What you are asked to do >>
Where the string "LaTeX" occurs in the material below, report the whole line.

Information supplied >>
>> begin
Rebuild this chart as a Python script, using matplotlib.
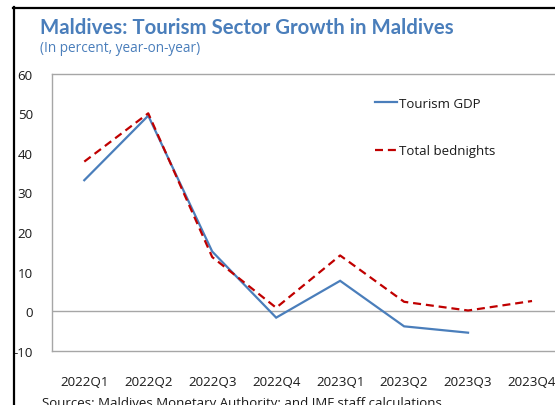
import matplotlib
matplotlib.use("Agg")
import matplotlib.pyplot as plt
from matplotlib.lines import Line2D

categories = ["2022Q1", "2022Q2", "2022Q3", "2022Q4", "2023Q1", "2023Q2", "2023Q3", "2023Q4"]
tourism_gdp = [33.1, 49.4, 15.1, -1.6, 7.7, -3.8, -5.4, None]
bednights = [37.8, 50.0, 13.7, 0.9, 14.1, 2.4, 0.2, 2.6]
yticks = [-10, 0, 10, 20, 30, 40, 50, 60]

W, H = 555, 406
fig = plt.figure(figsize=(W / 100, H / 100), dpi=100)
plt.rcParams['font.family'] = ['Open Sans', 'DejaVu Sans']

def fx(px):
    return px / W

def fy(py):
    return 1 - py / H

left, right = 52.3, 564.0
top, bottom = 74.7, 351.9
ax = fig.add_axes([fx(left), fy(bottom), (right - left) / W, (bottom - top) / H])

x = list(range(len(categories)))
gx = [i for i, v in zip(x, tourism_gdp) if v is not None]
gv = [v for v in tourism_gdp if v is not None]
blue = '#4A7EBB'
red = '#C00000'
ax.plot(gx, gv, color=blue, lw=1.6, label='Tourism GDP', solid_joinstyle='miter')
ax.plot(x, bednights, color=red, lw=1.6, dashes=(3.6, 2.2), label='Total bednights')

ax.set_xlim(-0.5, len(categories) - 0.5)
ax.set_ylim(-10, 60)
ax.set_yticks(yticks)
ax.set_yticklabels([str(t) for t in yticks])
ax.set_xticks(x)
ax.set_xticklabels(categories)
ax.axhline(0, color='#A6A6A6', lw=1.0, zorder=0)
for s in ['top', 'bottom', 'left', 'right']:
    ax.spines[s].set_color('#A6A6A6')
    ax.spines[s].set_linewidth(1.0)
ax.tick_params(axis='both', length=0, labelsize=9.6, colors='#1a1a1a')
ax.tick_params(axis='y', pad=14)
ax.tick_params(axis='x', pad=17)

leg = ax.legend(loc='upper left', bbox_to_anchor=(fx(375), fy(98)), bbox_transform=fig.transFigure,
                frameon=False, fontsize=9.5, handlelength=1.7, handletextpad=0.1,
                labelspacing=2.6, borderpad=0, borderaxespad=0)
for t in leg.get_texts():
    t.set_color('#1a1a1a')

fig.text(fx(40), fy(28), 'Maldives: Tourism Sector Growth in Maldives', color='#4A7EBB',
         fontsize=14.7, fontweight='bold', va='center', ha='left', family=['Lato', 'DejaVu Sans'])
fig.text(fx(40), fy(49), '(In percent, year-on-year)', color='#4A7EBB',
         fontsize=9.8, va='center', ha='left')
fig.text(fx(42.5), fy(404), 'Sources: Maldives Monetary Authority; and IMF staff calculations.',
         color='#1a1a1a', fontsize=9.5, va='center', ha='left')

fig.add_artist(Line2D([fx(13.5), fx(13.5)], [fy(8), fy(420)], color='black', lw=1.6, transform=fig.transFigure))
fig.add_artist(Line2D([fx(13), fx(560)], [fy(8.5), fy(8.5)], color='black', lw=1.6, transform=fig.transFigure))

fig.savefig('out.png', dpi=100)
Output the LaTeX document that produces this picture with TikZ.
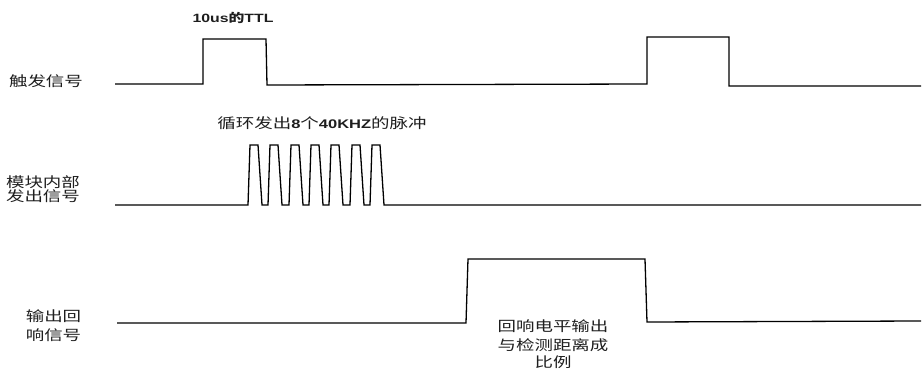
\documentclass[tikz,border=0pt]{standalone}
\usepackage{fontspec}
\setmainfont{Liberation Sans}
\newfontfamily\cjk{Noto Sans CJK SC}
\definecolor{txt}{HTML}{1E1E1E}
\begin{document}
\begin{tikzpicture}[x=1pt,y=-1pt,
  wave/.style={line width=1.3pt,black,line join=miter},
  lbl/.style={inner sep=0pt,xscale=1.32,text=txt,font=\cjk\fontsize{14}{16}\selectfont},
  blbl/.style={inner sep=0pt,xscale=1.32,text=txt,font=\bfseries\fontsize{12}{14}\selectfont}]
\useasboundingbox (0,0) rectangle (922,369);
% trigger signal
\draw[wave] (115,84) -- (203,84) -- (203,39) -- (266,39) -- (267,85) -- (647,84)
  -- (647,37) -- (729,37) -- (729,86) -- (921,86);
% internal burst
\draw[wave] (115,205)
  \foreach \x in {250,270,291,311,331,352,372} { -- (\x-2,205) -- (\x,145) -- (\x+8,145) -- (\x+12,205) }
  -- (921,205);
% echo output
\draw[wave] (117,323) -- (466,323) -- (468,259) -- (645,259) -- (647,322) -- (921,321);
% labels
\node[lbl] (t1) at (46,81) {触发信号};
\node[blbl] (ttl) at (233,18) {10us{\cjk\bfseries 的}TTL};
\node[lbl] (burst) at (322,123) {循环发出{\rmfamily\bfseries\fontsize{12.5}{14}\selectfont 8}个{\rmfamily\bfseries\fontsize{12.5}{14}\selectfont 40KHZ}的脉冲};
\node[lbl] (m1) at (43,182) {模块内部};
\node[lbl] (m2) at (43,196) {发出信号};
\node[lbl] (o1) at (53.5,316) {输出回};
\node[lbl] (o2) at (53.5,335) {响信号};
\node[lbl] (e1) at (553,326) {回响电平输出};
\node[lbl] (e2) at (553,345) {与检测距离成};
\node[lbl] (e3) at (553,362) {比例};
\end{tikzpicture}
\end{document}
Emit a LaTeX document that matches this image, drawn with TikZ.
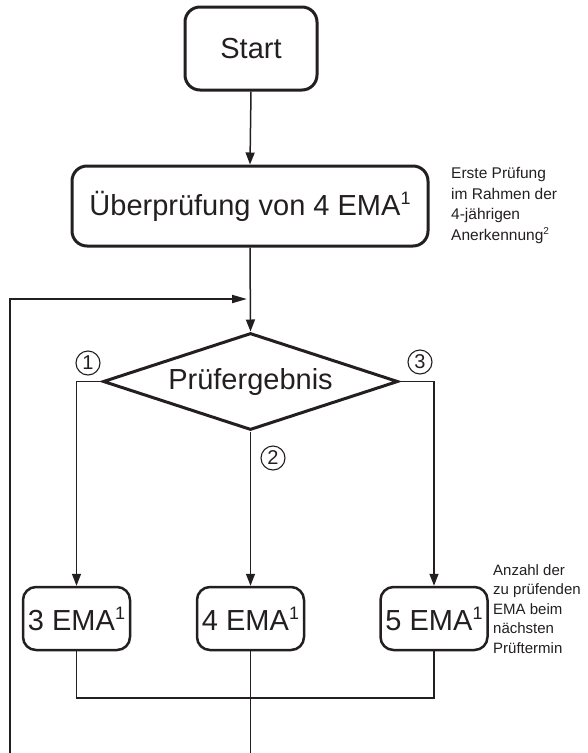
>> end
Right answer >>
Output the LaTeX document that produces this picture with TikZ.
Emit a LaTeX document that matches this image, drawn with TikZ.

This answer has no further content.